**TASK INSTRUCTIONS:** Scan the material for the word "chart", and copy each line where it shows up.

**INFORMATION SUPPLIED:**
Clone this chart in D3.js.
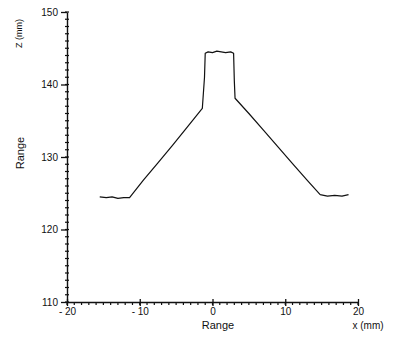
<!DOCTYPE html>
<html>
<head>
<meta charset="utf-8">
<script src="https://cdn.jsdelivr.net/npm/d3@7"></script>
<style>
  body { margin: 0; background: #fff; }
  svg { display: block; }
  text { font-family: "Liberation Sans", "DejaVu Sans", sans-serif; fill: #111; }
</style>
</head>
<body>
<div class="chart"></div>
<script>
// profile trace: position (mm) and height (mm)
var profX = [-15.5, -14.6, -13.8, -13.0, -12.2, -11.4, -9.5, -7.5, -5.5, -3.5, -1.4,
             -1.1, -1.0, -0.6, 0.0, 0.6, 1.2, 1.8, 2.5, 2.9,
             3.0, 3.1, 5.0, 7.0, 9.0, 11.0, 13.0, 14.8, 15.8, 16.8, 17.8, 18.7];
var profZ = [124.5, 124.4, 124.5, 124.3, 124.4, 124.4, 126.8, 129.2, 131.6, 134.1, 136.7,
             141.0, 144.3, 144.5, 144.4, 144.6, 144.5, 144.4, 144.5, 144.3,
             140.5, 138.1, 136.0, 133.7, 131.4, 129.1, 126.8, 124.8, 124.6, 124.7, 124.6, 124.8];

var xTicks = [-20, -10, 0, 10, 20];
var yTicks = [110, 120, 130, 140, 150];

var W = 399, H = 348;
var margin = {top: 12, right: 41, bottom: 46, left: 67};
var width = W - margin.left - margin.right,
    height = H - margin.top - margin.bottom;

var x = d3.scaleLinear().domain([-20, 20]).range([0, width]);
var y = d3.scaleLinear().domain([110, 150]).range([height, 0]);

var svg = d3.select(".chart").append("svg")
    .attr("width", W)
    .attr("height", H);

var g = svg.append("g")
    .attr("transform", "translate(" + margin.left + "," + margin.top + ")");

// minor ticks every 1 unit
var xMinor = d3.range(-20, 21, 1), yMinor = d3.range(110, 151, 1);

g.append("g")
    .selectAll("line")
    .data(xMinor)
    .enter().append("line")
    .attr("x1", function(d) { return x(d); })
    .attr("x2", function(d) { return x(d); })
    .attr("y1", height)
    .attr("y2", height + 3)
    .attr("stroke", "#111")
    .attr("stroke-width", 1.2);

g.append("g")
    .selectAll("line")
    .data(yMinor)
    .enter().append("line")
    .attr("x1", -2)
    .attr("x2", 2)
    .attr("y1", function(d) { return y(d); })
    .attr("y2", function(d) { return y(d); })
    .attr("stroke", "#111")
    .attr("stroke-width", 1.2);

// axes
var xAxis = g.append("g")
    .attr("transform", "translate(0," + height + ")")
    .call(d3.axisBottom(x).tickValues(xTicks).tickSize(4).tickSizeOuter(0)
      .tickFormat(function(d) { return d < 0 ? "- " + Math.abs(d) : d; }));

var yAxis = g.append("g")
    .call(d3.axisLeft(y).tickValues(yTicks).tickSize(6).tickSizeOuter(0).tickPadding(3));

[xAxis, yAxis].forEach(function(a) {
  a.select(".domain").attr("stroke", "#111").attr("stroke-width", 1.4);
  a.selectAll(".tick line").attr("stroke", "#111").attr("stroke-width", 1.3);
  a.selectAll(".tick text").style("font-size", "10px").attr("fill", "#111");
});
xAxis.selectAll(".tick line").attr("y1", -3);
xAxis.selectAll(".tick text").attr("dy", "0.55em");

// profile line
var line = d3.line()
    .x(function(d, i) { return x(profX[i]); })
    .y(function(d) { return y(d); });

g.append("path")
    .datum(profZ)
    .attr("d", line)
    .attr("fill", "none")
    .attr("stroke", "#111")
    .attr("stroke-width", 1.2)
    .attr("stroke-linejoin", "round");

// labels
svg.append("text")
    .attr("transform", "translate(22,48) rotate(-90)")
    .style("font-size", "9px")
    .text("Z (mm)");

svg.append("text")
    .attr("transform", "translate(24,153) rotate(-90)")
    .attr("text-anchor", "middle")
    .style("font-size", "11px")
    .text("Range");

svg.append("text")
    .attr("x", 218)
    .attr("y", 329)
    .attr("text-anchor", "middle")
    .style("font-size", "11px")
    .text("Range");

svg.append("text")
    .attr("x", 368)
    .attr("y", 329)
    .attr("text-anchor", "middle")
    .style("font-size", "10px")
    .text("x (mm)");
</script>
</body>
</html>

**CORRECT RESULT:**
Clone this chart in D3.js.
<div class="chart"></div>
var svg = d3.select(".chart").append("svg")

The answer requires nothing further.